» **Information shown**:

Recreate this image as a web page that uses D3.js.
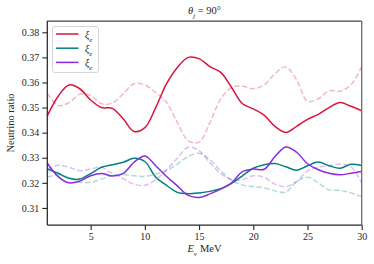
<!DOCTYPE html>
<html><head><meta charset="utf-8">
<script src="https://cdn.jsdelivr.net/npm/d3@7"></script>
<style>
body{margin:0;background:#fff;}
text{font-family:"Liberation Serif","DejaVu Serif",serif;fill:#262626;}
</style></head><body>
<svg id="c" width="374" height="264"></svg>
<script>
const energies = d3.range(1, 31);
const xiE_solid  = [0.3467,0.3545,0.3590,0.3575,0.3530,0.3500,0.3497,0.3455,0.3405,0.3420,0.3500,0.3595,0.3660,0.3700,0.3695,0.3663,0.3640,0.3580,0.3515,0.3495,0.3470,0.3425,0.3401,0.3425,0.3453,0.3473,0.3500,0.3520,0.3505,0.3487];
const xiE_dashed = [0.3557,0.3508,0.3520,0.3553,0.3548,0.3515,0.3518,0.3555,0.3595,0.3590,0.3560,0.3520,0.3440,0.3368,0.3362,0.3440,0.3535,0.3580,0.3585,0.3575,0.3590,0.3635,0.3662,0.3610,0.3525,0.3535,0.3567,0.3565,0.3590,0.3663];
const xiM_solid  = [0.3255,0.3238,0.3218,0.3215,0.3237,0.3262,0.3272,0.3282,0.3298,0.3285,0.3222,0.3190,0.3162,0.3157,0.3160,0.3166,0.3177,0.3198,0.3228,0.3258,0.3272,0.3277,0.3264,0.3250,0.3268,0.3283,0.3268,0.3258,0.3274,0.3269];
const xiM_dashed = [0.3222,0.3232,0.3222,0.3202,0.3202,0.3215,0.3230,0.3233,0.3228,0.3226,0.3235,0.3248,0.3275,0.3305,0.3318,0.3292,0.3248,0.3210,0.3192,0.3185,0.3180,0.3168,0.3163,0.3205,0.3222,0.3199,0.3172,0.3170,0.3160,0.3145];
const xiT_solid  = [0.3278,0.3225,0.3200,0.3207,0.3228,0.3237,0.3227,0.3238,0.3282,0.3307,0.3268,0.3225,0.3188,0.3150,0.3142,0.3156,0.3175,0.3200,0.3245,0.3255,0.3254,0.3305,0.3343,0.3322,0.3276,0.3252,0.3238,0.3232,0.3238,0.3245];
const xiT_dashed = [0.3252,0.3270,0.3262,0.3248,0.3255,0.3262,0.3238,0.3217,0.3195,0.3190,0.3213,0.3252,0.3298,0.3342,0.3328,0.3280,0.3237,0.3213,0.3212,0.3228,0.3222,0.3195,0.3185,0.3205,0.3248,0.3262,0.3268,0.3275,0.3265,0.3199];
const seriesColors = ["#DC143C","#008080","#8A2BE2"];
const legendLabels = ["e","e","e"];
const xTicks = [5,10,15,20,25,30];
const yTicks = [0.31,0.32,0.33,0.34,0.35,0.36,0.37,0.38];

const svg = d3.select("#c");
const L=47.3,R=361.7,T=21,B=225;
const x = d3.scaleLinear().domain([1,30]).range([L,R]);
const y = d3.scaleLinear().domain([0.3032,0.3845]).range([B,T]);

const line = d3.line().x((d,i)=>x(energies[i])).y(d=>y(d)).curve(d3.curveCatmullRom.alpha(0.5));

const g = svg.append("g");
const dashed = [xiE_dashed, xiM_dashed, xiT_dashed];
const solid = [xiE_solid, xiM_solid, xiT_solid];
dashed.forEach((s,i)=>{
  g.append("path").attr("d",line(s)).attr("fill","none").attr("stroke",seriesColors[i])
   .attr("stroke-opacity",0.3).attr("stroke-width",1.5).attr("stroke-dasharray","5.5,2.4");
});
solid.forEach((s,i)=>{
  g.append("path").attr("d",line(s)).attr("fill","none").attr("stroke",seriesColors[i])
   .attr("stroke-width",1.5);
});

// spines
svg.append("line").attr("x1",L).attr("x2",R).attr("y1",T).attr("y2",T).attr("stroke","#444").attr("stroke-width",1.25);
svg.append("line").attr("x1",R).attr("x2",R).attr("y1",T).attr("y2",B).attr("stroke","#666").attr("stroke-width",1.25);

const xAxis = svg.append("g").attr("transform",`translate(0,${B})`)
  .call(d3.axisBottom(x).tickValues(xTicks).tickSize(5).tickPadding(3).tickFormat(d3.format("d")));
const yAxis = svg.append("g").attr("transform",`translate(${L},0)`)
  .call(d3.axisLeft(y).tickValues(yTicks).tickSize(5).tickPadding(3).tickFormat(d3.format(".2f")));
[xAxis,yAxis].forEach(a=>{
  a.select(".domain").attr("stroke","#262626").attr("stroke-width",1.25);
  a.selectAll(".tick line").attr("stroke","#262626").attr("stroke-width",1.1);
  a.selectAll("text").style("font-family","Liberation Serif, serif").style("font-size","10px").attr("fill","#262626");
});
yAxis.select(".domain").attr("d",`M-0,${T}V${B}`);
xAxis.select(".domain").attr("d",`M${L},0H${R}`);

// title
const title = svg.append("text").attr("x",(L+R)/2).attr("y",14).attr("text-anchor","middle").style("font-size","10.5px");
title.append("tspan").style("font-style","italic").text("θ");
title.append("tspan").attr("baseline-shift","sub").style("font-size","7px").style("font-style","italic").text("j");
title.append("tspan").text(" = 90°");

// x label
const xl = svg.append("text").attr("x",(L+R)/2).attr("y",252).attr("text-anchor","middle").style("font-size","10.5px");
xl.append("tspan").style("font-style","italic").text("E");
xl.append("tspan").attr("baseline-shift","sub").style("font-size","7px").style("font-style","italic").text("ν");
xl.append("tspan").attr("dx","3").text("MeV");

// y label
svg.append("text").attr("transform",`translate(14,${(T+B)/2}) rotate(-90)`).attr("text-anchor","middle")
  .style("font-size","10.5px").text("Neutrino ratio");

// legend
const lg = svg.append("g");
lg.append("rect").attr("x",52.5).attr("y",26.5).attr("width",46).attr("height",46).attr("rx",2.5)
  .attr("fill","#fff").attr("fill-opacity",0.8).attr("stroke","#d6d6d6").attr("stroke-width",1);
seriesColors.forEach((c,i)=>{
  const yy = 34 + i*14.2;
  lg.append("line").attr("x1",56).attr("x2",78.5).attr("y1",yy).attr("y2",yy).attr("stroke",c).attr("stroke-width",1.5);
  const t = lg.append("text").attr("x",85).attr("y",yy+3.5).style("font-size","10px");
  t.append("tspan").style("font-style","italic").text("ξ");
  t.append("tspan").attr("baseline-shift","sub").style("font-size","7px").style("font-style","italic").text(legendLabels[i]);
});
</script>
</body></html>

» **Exercise requirements**:
Quote all the lines above exactly as given. Do not include the pictures.

» **Expected answer**:
Recreate this image as a web page that uses D3.js.
<!DOCTYPE html>
<html><head><meta charset="utf-8">
<script src="https://cdn.jsdelivr.net/npm/d3@7"></script>
<style>
body{margin:0;background:#fff;}
text{font-family:"Liberation Serif","DejaVu Serif",serif;fill:#262626;}
</style></head><body>
<svg id="c" width="374" height="264"></svg>
<script>
const energies = d3.range(1, 31);
const xiE_solid  = [0.3467,0.3545,0.3590,0.3575,0.3530,0.3500,0.3497,0.3455,0.3405,0.3420,0.3500,0.3595,0.3660,0.3700,0.3695,0.3663,0.3640,0.3580,0.3515,0.3495,0.3470,0.3425,0.3401,0.3425,0.3453,0.3473,0.3500,0.3520,0.3505,0.3487];
const xiE_dashed = [0.3557,0.3508,0.3520,0.3553,0.3548,0.3515,0.3518,0.3555,0.3595,0.3590,0.3560,0.3520,0.3440,0.3368,0.3362,0.3440,0.3535,0.3580,0.3585,0.3575,0.3590,0.3635,0.3662,0.3610,0.3525,0.3535,0.3567,0.3565,0.3590,0.3663];
const xiM_solid  = [0.3255,0.3238,0.3218,0.3215,0.3237,0.3262,0.3272,0.3282,0.3298,0.3285,0.3222,0.3190,0.3162,0.3157,0.3160,0.3166,0.3177,0.3198,0.3228,0.3258,0.3272,0.3277,0.3264,0.3250,0.3268,0.3283,0.3268,0.3258,0.3274,0.3269];
const xiM_dashed = [0.3222,0.3232,0.3222,0.3202,0.3202,0.3215,0.3230,0.3233,0.3228,0.3226,0.3235,0.3248,0.3275,0.3305,0.3318,0.3292,0.3248,0.3210,0.3192,0.3185,0.3180,0.3168,0.3163,0.3205,0.3222,0.3199,0.3172,0.3170,0.3160,0.3145];
const xiT_solid  = [0.3278,0.3225,0.3200,0.3207,0.3228,0.3237,0.3227,0.3238,0.3282,0.3307,0.3268,0.3225,0.3188,0.3150,0.3142,0.3156,0.3175,0.3200,0.3245,0.3255,0.3254,0.3305,0.3343,0.3322,0.3276,0.3252,0.3238,0.3232,0.3238,0.3245];
const xiT_dashed = [0.3252,0.3270,0.3262,0.3248,0.3255,0.3262,0.3238,0.3217,0.3195,0.3190,0.3213,0.3252,0.3298,0.3342,0.3328,0.3280,0.3237,0.3213,0.3212,0.3228,0.3222,0.3195,0.3185,0.3205,0.3248,0.3262,0.3268,0.3275,0.3265,0.3199];
const seriesColors = ["#DC143C","#008080","#8A2BE2"];
const legendLabels = ["e","e","e"];
const xTicks = [5,10,15,20,25,30];
const yTicks = [0.31,0.32,0.33,0.34,0.35,0.36,0.37,0.38];

const svg = d3.select("#c");
const L=47.3,R=361.7,T=21,B=225;
const x = d3.scaleLinear().domain([1,30]).range([L,R]);
const y = d3.scaleLinear().domain([0.3032,0.3845]).range([B,T]);

const line = d3.line().x((d,i)=>x(energies[i])).y(d=>y(d)).curve(d3.curveCatmullRom.alpha(0.5));

const g = svg.append("g");
const dashed = [xiE_dashed, xiM_dashed, xiT_dashed];
const solid = [xiE_solid, xiM_solid, xiT_solid];
dashed.forEach((s,i)=>{
  g.append("path").attr("d",line(s)).attr("fill","none").attr("stroke",seriesColors[i])
   .attr("stroke-opacity",0.3).attr("stroke-width",1.5).attr("stroke-dasharray","5.5,2.4");
});
solid.forEach((s,i)=>{
  g.append("path").attr("d",line(s)).attr("fill","none").attr("stroke",seriesColors[i])
   .attr("stroke-width",1.5);
});

// spines
svg.append("line").attr("x1",L).attr("x2",R).attr("y1",T).attr("y2",T).attr("stroke","#444").attr("stroke-width",1.25);
svg.append("line").attr("x1",R).attr("x2",R).attr("y1",T).attr("y2",B).attr("stroke","#666").attr("stroke-width",1.25);

const xAxis = svg.append("g").attr("transform",`translate(0,${B})`)
  .call(d3.axisBottom(x).tickValues(xTicks).tickSize(5).tickPadding(3).tickFormat(d3.format("d")));
const yAxis = svg.append("g").attr("transform",`translate(${L},0)`)
  .call(d3.axisLeft(y).tickValues(yTicks).tickSize(5).tickPadding(3).tickFormat(d3.format(".2f")));
[xAxis,yAxis].forEach(a=>{
  a.select(".domain").attr("stroke","#262626").attr("stroke-width",1.25);
  a.selectAll(".tick line").attr("stroke","#262626").attr("stroke-width",1.1);
  a.selectAll("text").style("font-family","Liberation Serif, serif").style("font-size","10px").attr("fill","#262626");
});
yAxis.select(".domain").attr("d",`M-0,${T}V${B}`);
xAxis.select(".domain").attr("d",`M${L},0H${R}`);

// title
const title = svg.append("text").attr("x",(L+R)/2).attr("y",14).attr("text-anchor","middle").style("font-size","10.5px");
title.append("tspan").style("font-style","italic").text("θ");
title.append("tspan").attr("baseline-shift","sub").style("font-size","7px").style("font-style","italic").text("j");
title.append("tspan").text(" = 90°");

// x label
const xl = svg.append("text").attr("x",(L+R)/2).attr("y",252).attr("text-anchor","middle").style("font-size","10.5px");
xl.append("tspan").style("font-style","italic").text("E");
xl.append("tspan").attr("baseline-shift","sub").style("font-size","7px").style("font-style","italic").text("ν");
xl.append("tspan").attr("dx","3").text("MeV");

// y label
svg.append("text").attr("transform",`translate(14,${(T+B)/2}) rotate(-90)`).attr("text-anchor","middle")
  .style("font-size","10.5px").text("Neutrino ratio");

// legend
const lg = svg.append("g");
lg.append("rect").attr("x",52.5).attr("y",26.5).attr("width",46).attr("height",46).attr("rx",2.5)
  .attr("fill","#fff").attr("fill-opacity",0.8).attr("stroke","#d6d6d6").attr("stroke-width",1);
seriesColors.forEach((c,i)=>{
  const yy = 34 + i*14.2;
  lg.append("line").attr("x1",56).attr("x2",78.5).attr("y1",yy).attr("y2",yy).attr("stroke",c).attr("stroke-width",1.5);
  const t = lg.append("text").attr("x",85).attr("y",yy+3.5).style("font-size","10px");
  t.append("tspan").style("font-style","italic").text("ξ");
  t.append("tspan").attr("baseline-shift","sub").style("font-size","7px").style("font-style","italic").text(legendLabels[i]);
});
</script>
</body></html>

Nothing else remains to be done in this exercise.